It is required that the lines from the top of the listing through the line with "const FONT = 'DejaVu Sans Mono';" be reproduced exactly, excluding pictures.

» Data extract
^^^^^^^^^^^^^^^^

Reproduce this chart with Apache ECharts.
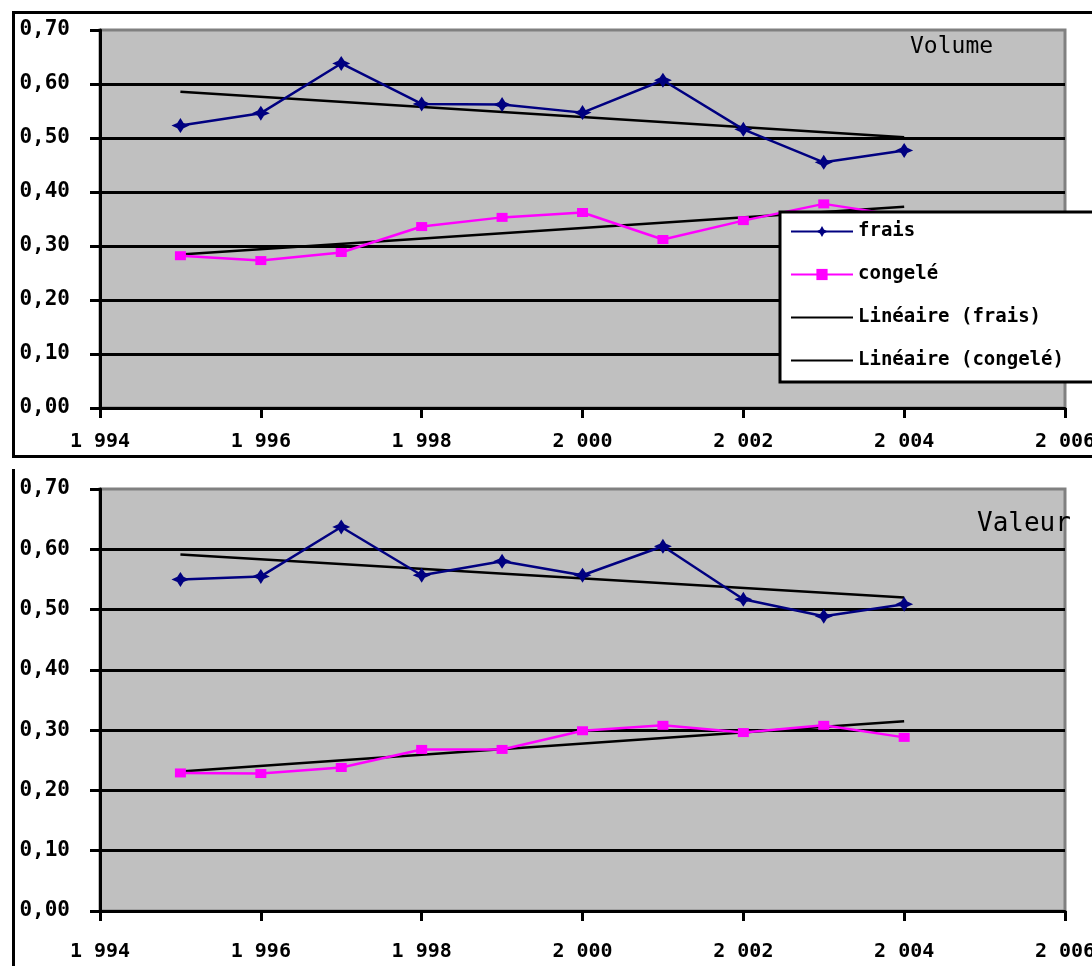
<!DOCTYPE html>
<html>
<head>
<meta charset="utf-8">
<script src="https://cdn.jsdelivr.net/npm/echarts@6/dist/echarts.min.js"></script>
<style>
  html, body { margin: 0; padding: 0; background: #fff; }
  #chart { width: 1092px; height: 966px; }
</style>
</head>
<body>
<div id="chart"></div>
<script>
// Years on the horizontal axis
const years = [1995, 1996, 1997, 1998, 1999, 2000, 2001, 2002, 2003, 2004];

// Volume panel
const volumeFrais   = [0.523, 0.546, 0.638, 0.563, 0.562, 0.547, 0.607, 0.516, 0.455, 0.477];
const volumeCongele = [0.282, 0.273, 0.288, 0.336, 0.353, 0.362, 0.312, 0.347, 0.378, 0.355];

// Valeur panel
const valeurFrais   = [0.550, 0.555, 0.637, 0.557, 0.580, 0.557, 0.605, 0.517, 0.489, 0.509];
const valeurCongele = [0.229, 0.228, 0.238, 0.268, 0.268, 0.299, 0.308, 0.296, 0.308, 0.288];

const seriesNames = ['frais', 'congelé', 'Linéaire (frais)', 'Linéaire (congelé)'];
const panelTitles = ['Volume', 'Valeur'];

const NAVY = '#000080';
const MAGENTA = '#ff00ff';
const FONT = 'DejaVu Sans Mono';

// Least-squares trend evaluated at the first and last year
function trend(xs, ys) {
  const n = xs.length;
  const mx = xs.reduce((a, b) => a + b, 0) / n;
  const my = ys.reduce((a, b) => a + b, 0) / n;
  let sxy = 0, sxx = 0;
  for (let i = 0; i < n; i++) {
    sxy += (xs[i] - mx) * (ys[i] - my);
    sxx += (xs[i] - mx) * (xs[i] - mx);
  }
  const slope = sxy / sxx;
  const x0 = xs[0], x1 = xs[n - 1];
  return [[x0, my + slope * (x0 - mx)], [x1, my + slope * (x1 - mx)]];
}

const pairs = (ys) => years.map((y, i) => [y, ys[i]]);

// Four-pointed star used for the "frais" markers
const starPath = 'path://M0,-10 L3.5,-3.5 L10,0 L3.5,3.5 L0,10 L-3.5,3.5 L-10,0 L-3.5,-3.5 Z';

const grids = [
  { left: 100, top: 30, width: 965, height: 378 },
  { left: 100, top: 489, width: 965, height: 422 }
];

function xAxisFor(gi, margin) {
  return {
    type: 'value', gridIndex: gi, min: 1994, max: 2006, interval: 2,
    axisLine: { show: true, lineStyle: { color: '#000', width: 3 } },
    axisTick: { show: true, length: 10, lineStyle: { color: '#000', width: 3 } },
    splitLine: { show: false },
    axisLabel: {
      margin: margin, color: '#000', fontFamily: FONT, fontWeight: 'bold', fontSize: 20,
      hideOverlap: false,
      formatter: v => String(v).replace(/\B(?=(\d{3})+(?!\d))/g, ' ')
    }
  };
}

function yAxisFor(gi) {
  return {
    type: 'value', gridIndex: gi, min: 0, max: 0.7, interval: 0.1,
    axisLine: { show: true, lineStyle: { color: '#000', width: 3 } },
    axisTick: { show: true, length: 10, lineStyle: { color: '#000', width: 3 } },
    splitLine: { show: true, showMaxLine: false, lineStyle: { color: '#000', width: 3 } },
    axisLabel: {
      margin: 30, color: '#000', fontFamily: FONT, fontWeight: 'bold', fontSize: 21,
      formatter: v => v.toFixed(2).replace('.', ',')
    }
  };
}

function panelSeries(gi, frais, congele) {
  return [
    {
      name: seriesNames[0], type: 'line', xAxisIndex: gi, yAxisIndex: gi,
      data: pairs(frais), symbol: starPath, symbolSize: [18, 15],
      lineStyle: { color: NAVY, width: 2.5 }, itemStyle: { color: NAVY },
      z: 4, animation: false
    },
    {
      name: seriesNames[1], type: 'line', xAxisIndex: gi, yAxisIndex: gi,
      data: pairs(congele), symbol: 'rect', symbolSize: [11, 9],
      lineStyle: { color: MAGENTA, width: 2.5 }, itemStyle: { color: MAGENTA },
      z: 3, animation: false
    },
    {
      name: seriesNames[2], type: 'line', xAxisIndex: gi, yAxisIndex: gi,
      data: trend(years, frais), symbol: 'none',
      lineStyle: { color: '#000', width: 2.5 }, itemStyle: { color: '#000' },
      z: 2, animation: false
    },
    {
      name: seriesNames[3], type: 'line', xAxisIndex: gi, yAxisIndex: gi,
      data: trend(years, congele), symbol: 'none',
      lineStyle: { color: '#000', width: 2.5 }, itemStyle: { color: '#000' },
      z: 2, animation: false
    }
  ];
}

const chart = echarts.init(document.getElementById('chart'), null, { renderer: 'canvas' });

chart.setOption({
  animation: false,
  backgroundColor: '#fff',
  grid: grids.map(g => Object.assign({
    show: true, backgroundColor: '#c0c0c0', borderColor: '#808080', borderWidth: 3,
    containLabel: false, outerBoundsMode: 'none'
  }, g)),
  title: [
    { text: panelTitles[0], left: 905, top: 31,
      textStyle: { fontFamily: FONT, fontWeight: 'normal', fontSize: 23, color: '#000' } },
    { text: panelTitles[1], left: 972, top: 506,
      textStyle: { fontFamily: FONT, fontWeight: 'normal', fontSize: 26, color: '#000' } }
  ],
  legend: {
    data: [
      { name: seriesNames[0] },
      { name: seriesNames[1] },
      { name: seriesNames[2], itemStyle: { opacity: 0 } },
      { name: seriesNames[3], itemStyle: { opacity: 0 } }
    ],
    orient: 'vertical', left: 780, top: 212,
    backgroundColor: '#fff', borderColor: '#000', borderWidth: 3, borderRadius: 0,
    padding: [10, 80, 12, 10],
    itemWidth: 62, itemHeight: 14, itemGap: 24,
    textStyle: { fontFamily: FONT, fontWeight: 'bold', fontSize: 19, color: '#000' },
    selectedMode: false
  },
  xAxis: [xAxisFor(0, 24), xAxisFor(1, 31)],
  yAxis: [yAxisFor(0), yAxisFor(1)],
  series: panelSeries(0, volumeFrais, volumeCongele).concat(panelSeries(1, valeurFrais, valeurCongele)),
  graphic: [
    { type: 'rect', silent: true, z: 100,
      shape: { x: 13.5, y: 12.5, width: 1200, height: 444 },
      style: { fill: null, stroke: '#000', lineWidth: 3 } },
    { type: 'line', silent: true, z: 100,
      shape: { x1: 13.5, y1: 469, x2: 13.5, y2: 970 },
      style: { stroke: '#000', lineWidth: 3 } }
  ]
});
</script>
</body>
</html>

^^^^^^^^^^^^^^^^

» Expected answer
Reproduce this chart with Apache ECharts.
<!DOCTYPE html>
<html>
<head>
<meta charset="utf-8">
<script src="https://cdn.jsdelivr.net/npm/echarts@6/dist/echarts.min.js"></script>
<style>
  html, body { margin: 0; padding: 0; background: #fff; }
  #chart { width: 1092px; height: 966px; }
</style>
</head>
<body>
<div id="chart"></div>
<script>
// Years on the horizontal axis
const years = [1995, 1996, 1997, 1998, 1999, 2000, 2001, 2002, 2003, 2004];

// Volume panel
const volumeFrais   = [0.523, 0.546, 0.638, 0.563, 0.562, 0.547, 0.607, 0.516, 0.455, 0.477];
const volumeCongele = [0.282, 0.273, 0.288, 0.336, 0.353, 0.362, 0.312, 0.347, 0.378, 0.355];

// Valeur panel
const valeurFrais   = [0.550, 0.555, 0.637, 0.557, 0.580, 0.557, 0.605, 0.517, 0.489, 0.509];
const valeurCongele = [0.229, 0.228, 0.238, 0.268, 0.268, 0.299, 0.308, 0.296, 0.308, 0.288];

const seriesNames = ['frais', 'congelé', 'Linéaire (frais)', 'Linéaire (congelé)'];
const panelTitles = ['Volume', 'Valeur'];

const NAVY = '#000080';
const MAGENTA = '#ff00ff';
const FONT = 'DejaVu Sans Mono';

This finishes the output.